Music plays a key role in the James M. Cain original novel, Mildred Pierce. Veda's musical talent (and all that it allows) is the very thing Mildred is driven throughout the story to nurture and defend, condensing within it all the dreams of middle-class ascension. It's both the thing that binds mother to daughter and the thing that confirms their ultimate separation. Based on the original film, I never knew Veda became a coloratura soprano (or what a closet opera fetishist hard-boiled Cain really was). I never knew – until the pampered child demonstrates it to her proud mother – that the early standard "I'm Always Chasing Rainbows" was derived from Chopin's Fantasie-Impromptu.
What I did know, from very early on, is that Carter Burwell should write the score. And that if the classical music in the film pertained to everything related to Veda, it would be the job of the score to connect us to Mildred. It would need to reflect her percolating drive, but carry her yearnings as well, her misplaced romantic frailties when it comes to Veda, her ensuing triumphs and grave disappointments. We agreed a chamber-driven intimacy was correct, and Carter's poignant melodies found infinite expression in a rich ensemble of strings and woodwinds. His supple arrangements fluctuate, combining intimations of the era's popular instrumentation with a sophisticated melancholy, allowing us to observe even Mildred's maddening blindness with empathy. It was a thrilling thing to watch unfold, composed arranged and recorded in sequence, as each episode was completing its cut. The scale of his work – and the sheer volume we were all producing in such a concentrated space of time – was like witnessing the creation of an autonomous Mildred Pierce, in musical form, written and directed by Carter Burwell.
- Todd Haynes
"The series itself is a technical and artistic triumph. Its costumes and set decoration are completely imagined yet unfussy, convincing you that this is not a lavish historical fantasia, but a present-tense world, a real place where human beings live and work. Carter Burwell's score is reminiscent of his work in the Coen brothers' "True Grit" and "A Serious Man" -- introspective and sometimes mournful, with a repeated string melody that bears the story along like a gentle yet implacable ocean current. " - Matt Zoller Seitz, Salon.com, March 4, 2011.

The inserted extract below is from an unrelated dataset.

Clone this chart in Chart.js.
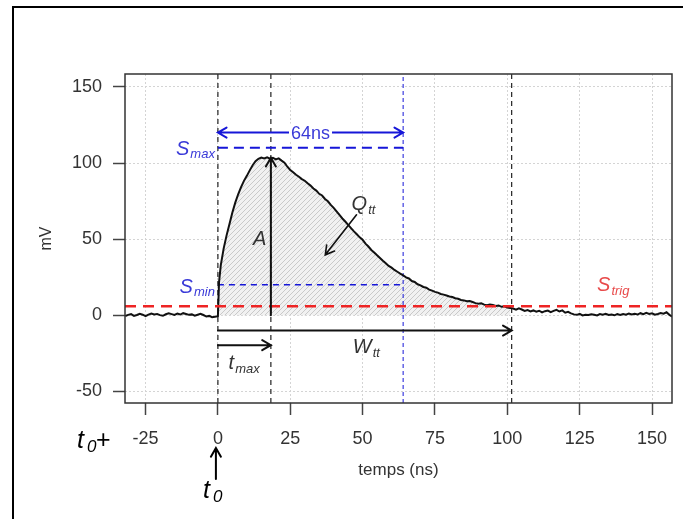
<!DOCTYPE html>
<html>
<head>
<meta charset="utf-8">
<script src="https://cdn.jsdelivr.net/npm/chart.js@4.4.0/dist/chart.umd.min.js"></script>
<style>
  body { margin: 0; background: #fff; }
  #wrap { position: relative; width: 683px; height: 519px; overflow: hidden; }
  #frame { position: absolute; left: 12px; top: 6px; width: 720px; height: 600px;
           border-left: 2px solid #000; border-top: 2px solid #000; pointer-events: none; }
</style>
</head>
<body>
<div id="wrap">
  <canvas id="chart" width="683" height="519"></canvas>
  <div id="frame"></div>
</div>
<script>
// signal samples (ns, mV)
const times = [
  -32, -31, -30, -29, -28, -27, -26, -25, -24, -23,
  -22, -21, -20, -19, -18, -17, -16, -15, -14, -13,
  -12, -11, -10, -9, -8, -7, -6, -5, -4, -3,
  -2, -1, 0, 0.4, 1, 2, 3, 4, 5, 6, 7,
  8, 9, 10, 11, 12, 13, 14, 15, 16, 17,
  18, 19, 20, 21, 22, 23, 24, 25, 26, 27,
  28, 29, 30, 31, 32, 33, 34, 35, 36, 37,
  38, 39, 40, 41, 42, 43, 44, 45, 46, 47,
  48, 49, 50, 51, 52, 53, 54, 55, 56, 57,
  58, 59, 60, 61, 62, 63, 64, 65, 66, 67,
  68, 69, 70, 71, 72, 73, 74, 75, 76, 77,
  78, 79, 80, 81, 82, 83, 84, 85, 86, 87,
  88, 89, 90, 91, 92, 93, 94, 95, 96, 97,
  98, 99, 100, 101, 102, 103, 104, 105, 106, 107,
  108, 109, 110, 111, 112, 113, 114, 115, 116, 117,
  118, 119, 120, 121, 122, 123, 124, 125, 126, 127,
  128, 129, 130, 131, 132, 133, 134, 135, 136, 137,
  138, 139, 140, 141, 142, 143, 144, 145, 146, 147,
  148, 149, 150, 151, 152, 153, 154, 155, 156, 157
];
const mv = [
  -0.5, 0.3, 0.8, -0.4, 0.2, 1.0, 0.4, -0.6, 0.5, 1.2,
  0.6, 0.9, 0.1, -0.3, 0.7, 1.3, 0.8, 0.2, 1.1, 0.5,
  1.4, 0.9, 0.3, 0.6, -0.2, 0.4, 1.0, 0.2, -0.8, -0.4,
  -1.2, -1.0, -0.6, 22, 33, 44, 52.5, 60, 67.5, 74, 79.5,
  84.2, 88.3, 91.6, 95.2, 98.6, 101.2, 102.8, 103.6, 103.1, 103.8,
  102.9, 103.5, 102.4, 103.1, 101.6, 100.3, 97.6, 95.5, 93.9, 92.3,
  91.0, 89.5, 88.4, 86.7, 85.2, 83.3, 81.9, 79.8, 78.7, 76.4,
  74.9, 72.5, 70.6, 68.2, 65.9, 63.6, 61.6, 59.4, 57.3, 55.1,
  53.2, 51.2, 49.6, 47.1, 45.2, 42.9, 41.3, 39.4, 37.7, 35.9,
  34.2, 32.4, 31.3, 29.8, 28.6, 27.4, 26.3, 24.9, 24.2, 22.5,
  21.9, 20.4, 19.7, 18.6, 18.1, 16.9, 16.2, 15.4, 14.9, 14.0,
  13.6, 13.0, 12.4, 12.0, 11.2, 10.9, 10.1, 9.8, 9.2, 9.4,
  8.7, 8.0, 7.6, 7.9, 7.0, 6.6, 7.1, 6.8, 6.2, 6.5,
  5.6, 5.9, 5.1, 4.8, 4.5, 3.7, 4.6, 3.8, 2.9, 3.4,
  2.6, 3.2, 2.4, 3.0, 1.9, 2.7, 3.1, 2.1, 2.9, 3.6,
  2.5, 3.2, 1.7, 2.3, 1.3, 0.6, 0.3, 0.9, -0.1, 0.4,
  0.2, 0.7, 0.3, -0.1, 0.8, 0.4, 1.0, 0.2, 0.5, 0.0,
  0.8, 0.3, 0.9, 0.4, 1.2, 0.6, 1.0, 0.5, 1.4, 0.8,
  1.6, 0.9, 1.3, 0.4, 0.9, 1.5, 1.1, 2.0, 0.3, -0.8
];

const xTicks = [-25, 0, 25, 50, 75, 100, 125, 150];
const yTicks = [-50, 0, 50, 100, 150];
const xRange = [-32.1, 156.9];
const yRange = [-57.6, 158.5];

// characteristic times (ns) and thresholds (mV)
const t0 = 0, tMax = 18.3, wEnd = 101.5, t64 = 64;
const peak = 103.5;
const sMax = 110, sMin = 20, sTrig = 6;
const y64 = 120, yW = -10, yTmax = -19.6;
const qArrow = [47.9, 66, 37.1, 39.7];

const FONT = '"Liberation Sans", Arial, sans-serif';
const BLUE = '#1616d8', BLUE_TXT = '#3a3ad8', RED = '#ee2424', RED_TXT = '#e84a4a', INK = '#333';

// [main, sub, x, y, align, colour] ; x/y in data units (anchor = baseline)
const labels = [
  ['A', '', 12.1, 46.4, 'left', INK],
  ['Q', 'tt', 46.2, 69.4, 'left', INK],
  ['W', 'tt', 46.6, -24.6, 'left', INK],
  ['t', 'max', 3.7, -35.2, 'left', INK],
  ['S', 'trig', 131, 16, 'left', RED_TXT]
];

const signal = times.map((t, i) => ({ x: t, y: mv[i] }));
const area = signal.filter(p => p.x >= t0 && p.x <= wEnd);
const vline = x => [{ x: x, y: yRange[0] }, { x: x, y: yRange[1] }];
const hline = (x1, x2, y) => [{ x: x1, y: y }, { x: x2, y: y }];

function hatch() {
  const c = document.createElement('canvas');
  c.width = 5; c.height = 5;
  const g = c.getContext('2d');
  g.fillStyle = '#f1f1f1';
  g.fillRect(0, 0, 5, 5);
  g.strokeStyle = '#c4c4c4';
  g.lineWidth = 0.9;
  g.beginPath();
  g.moveTo(0, 5); g.lineTo(5, 0);
  g.moveTo(-1, 1); g.lineTo(1, -1);
  g.moveTo(4, 6); g.lineTo(6, 4);
  g.stroke();
  return g.createPattern(c, 'repeat');
}

function arrow(ctx, x1, y1, x2, y2, both) {
  const len = 10, ang = Math.PI / 6;
  const a = Math.atan2(y2 - y1, x2 - x1);
  ctx.beginPath();
  ctx.moveTo(x1, y1); ctx.lineTo(x2, y2);
  ctx.moveTo(x2 - len * Math.cos(a - ang), y2 - len * Math.sin(a - ang));
  ctx.lineTo(x2, y2);
  ctx.lineTo(x2 - len * Math.cos(a + ang), y2 - len * Math.sin(a + ang));
  if (both) {
    ctx.moveTo(x1 + len * Math.cos(a - ang), y1 + len * Math.sin(a - ang));
    ctx.lineTo(x1, y1);
    ctx.lineTo(x1 + len * Math.cos(a + ang), y1 + len * Math.sin(a + ang));
  }
  ctx.stroke();
}

function subText(ctx, main, sub, x, y, align, color, size, subSize, drop) {
  ctx.font = 'italic ' + size + 'px ' + FONT;
  const w1 = ctx.measureText(main).width;
  ctx.font = 'italic ' + subSize + 'px ' + FONT;
  const w2 = sub ? ctx.measureText(sub).width : 0;
  const left = align === 'right' ? x - w1 - w2 - 1 : x;
  ctx.fillStyle = color;
  ctx.textAlign = 'left';
  ctx.textBaseline = 'alphabetic';
  ctx.font = 'italic ' + size + 'px ' + FONT;
  ctx.fillText(main, left, y);
  if (sub) {
    ctx.font = 'italic ' + subSize + 'px ' + FONT;
    ctx.fillText(sub, left + w1 + 1, y + drop);
  }
}

const annotations = {
  id: 'annotations',
  afterDatasetsDraw(chart) {
    const { ctx, chartArea: ca, scales: { x, y } } = chart;
    ctx.save();
    // plot box
    ctx.strokeStyle = '#333';
    ctx.lineWidth = 1.5;
    ctx.strokeRect(ca.left, ca.top, ca.right - ca.left, ca.bottom - ca.top);

    ctx.lineCap = 'round';
    // 64 ns double arrow
    ctx.strokeStyle = BLUE;
    ctx.lineWidth = 2;
    arrow(ctx, x.getPixelForValue(t0), y.getPixelForValue(y64), x.getPixelForValue(t64), y.getPixelForValue(y64), true);
    ctx.font = '18px ' + FONT;
    const cx = x.getPixelForValue((t0 + t64) / 2), cy = y.getPixelForValue(y64);
    const tw = ctx.measureText('64ns').width;
    ctx.fillStyle = '#fff';
    ctx.fillRect(cx - tw / 2 - 2, cy - 9, tw + 4, 18);
    ctx.fillStyle = BLUE_TXT;
    ctx.textAlign = 'center';
    ctx.textBaseline = 'middle';
    ctx.fillText('64ns', cx, cy + 1);

    // black arrows: A, W, tmax, Q
    ctx.strokeStyle = '#111';
    ctx.lineWidth = 2;
    arrow(ctx, x.getPixelForValue(tMax), y.getPixelForValue(0), x.getPixelForValue(tMax), y.getPixelForValue(peak));
    arrow(ctx, x.getPixelForValue(t0), y.getPixelForValue(yW), x.getPixelForValue(wEnd), y.getPixelForValue(yW));
    arrow(ctx, x.getPixelForValue(t0), y.getPixelForValue(yTmax), x.getPixelForValue(tMax), y.getPixelForValue(yTmax));
    ctx.lineWidth = 1.6;
    arrow(ctx, x.getPixelForValue(qArrow[0]), y.getPixelForValue(qArrow[1]), x.getPixelForValue(qArrow[2]), y.getPixelForValue(qArrow[3]));

    // threshold labels
    subText(ctx, 'S', 'max', x.getPixelForValue(t0) - 3, y.getPixelForValue(sMax) + 7, 'right', BLUE_TXT, 20, 13, 3);
    subText(ctx, 'S', 'min', x.getPixelForValue(t0) - 3, y.getPixelForValue(sMin) + 8, 'right', BLUE_TXT, 20, 13, 3);
    labels.forEach(l => {
      subText(ctx, l[0], l[1], x.getPixelForValue(l[2]), y.getPixelForValue(l[3]), l[4], l[5], 20, 13, 4);
    });

    // t0 marks below the axis
    const bx = x.getPixelForValue(t0) - 2;
    ctx.strokeStyle = '#000';
    ctx.lineWidth = 2;
    arrow(ctx, bx, ca.bottom + 76, bx, ca.bottom + 45);
    ctx.fillStyle = '#000';
    ctx.font = 'italic 25px ' + FONT;
    ctx.textAlign = 'left';
    ctx.textBaseline = 'alphabetic';
    ctx.fillText('t', bx - 13, ca.bottom + 95);
    ctx.font = 'italic 17px ' + FONT;
    ctx.fillText('0', bx - 3, ca.bottom + 99);
    ctx.font = 'italic 25px ' + FONT;
    ctx.fillText('t', ca.left - 48, ca.bottom + 45);
    ctx.font = 'italic 17px ' + FONT;
    ctx.fillText('0', ca.left - 38, ca.bottom + 49);
    ctx.font = '25px ' + FONT;
    ctx.fillText('+', ca.left - 29, ca.bottom + 45);
    ctx.restore();
  }
};

const axisFont = { family: FONT, size: 18 };

new Chart(document.getElementById('chart'), {
  type: 'line',
  data: {
    datasets: [
      { label: 'signal', data: signal, borderColor: '#111', borderWidth: 2, order: 1 },
      { label: 'Strig', data: hline(xRange[0], xRange[1], sTrig), borderColor: RED, borderWidth: 2.5, borderDash: [11, 7], order: 0 },
      { label: 'Smax', data: hline(t0, t64, sMax), borderColor: BLUE, borderWidth: 2, borderDash: [10, 6], order: 2 },
      { label: 'Smin', data: hline(t0, t64, sMin), borderColor: BLUE, borderWidth: 1.5, borderDash: [6, 5], order: 2 },
      { label: 't0', data: vline(t0), borderColor: '#222', borderWidth: 1.2, borderDash: [5, 4], order: 3 },
      { label: 'tmax', data: vline(tMax), borderColor: '#222', borderWidth: 1.2, borderDash: [5, 4], order: 3 },
      { label: 'W', data: vline(wEnd), borderColor: '#222', borderWidth: 1.2, borderDash: [5, 4], order: 3 },
      { label: '64ns', data: vline(t64), borderColor: BLUE, borderWidth: 1, borderDash: [4, 3], order: 3 },
      { label: 'Qtt', data: area, fill: { value: 0 }, backgroundColor: hatch(), borderColor: 'rgba(0,0,0,0)', borderWidth: 0, order: 10 }
    ]
  },
  options: {
    responsive: false,
    animation: false,
    events: [],
    layout: { padding: { left: 0, top: 74, right: 11, bottom: 0 } },
    elements: { point: { radius: 0 }, line: { tension: 0 } },
    plugins: { legend: { display: false }, tooltip: { enabled: false } },
    scales: {
      x: {
        type: 'linear',
        min: xRange[0],
        max: xRange[1],
        afterBuildTicks: s => { s.ticks = xTicks.map(v => ({ value: v })); },
        afterFit: s => { s.height = 116; },
        grid: { color: '#d4d4d4', lineWidth: 1, tickLength: 12, tickColor: '#444', tickWidth: 1.5 },
        border: { display: false, dash: [2, 2] },
        ticks: { color: INK, font: axisFont, padding: 13, maxRotation: 0, autoSkip: false },
        title: { display: true, text: 'temps (ns)', color: INK, font: { family: FONT, size: 17 }, padding: { top: 0, bottom: 38 } }
      },
      y: {
        min: yRange[0],
        max: yRange[1],
        afterBuildTicks: s => { s.ticks = yTicks.map(v => ({ value: v })); },
        afterFit: s => { s.width = 125; },
        grid: { color: '#d4d4d4', lineWidth: 1, tickLength: 12, tickColor: '#444', tickWidth: 1.5 },
        border: { display: false, dash: [2, 2] },
        ticks: { color: INK, font: axisFont, padding: 11 },
        title: { display: true, text: 'mV', color: INK, font: { family: FONT, size: 16 }, padding: { top: 37, bottom: 0 } }
      }
    }
  },
  plugins: [annotations]
});
</script>
</body>
</html>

"Haynes immerses us in that time and place, in the contradictory psyche of this woman, stuck as she is between duty and freedom, making her choices, wrapped in her flaws and myopia as much as in her capabilities. Wash it in cinematographer Edward Lachmann's pale, unglamourous colors and underscore it with composer Carter Burwell's stirringly intimate chords, and you have episodic television reinvented as cinema: the perfect balance of big emotions and tiny, telling detail." - Donna Bowman, The Onion AV Club, March 28, 2011.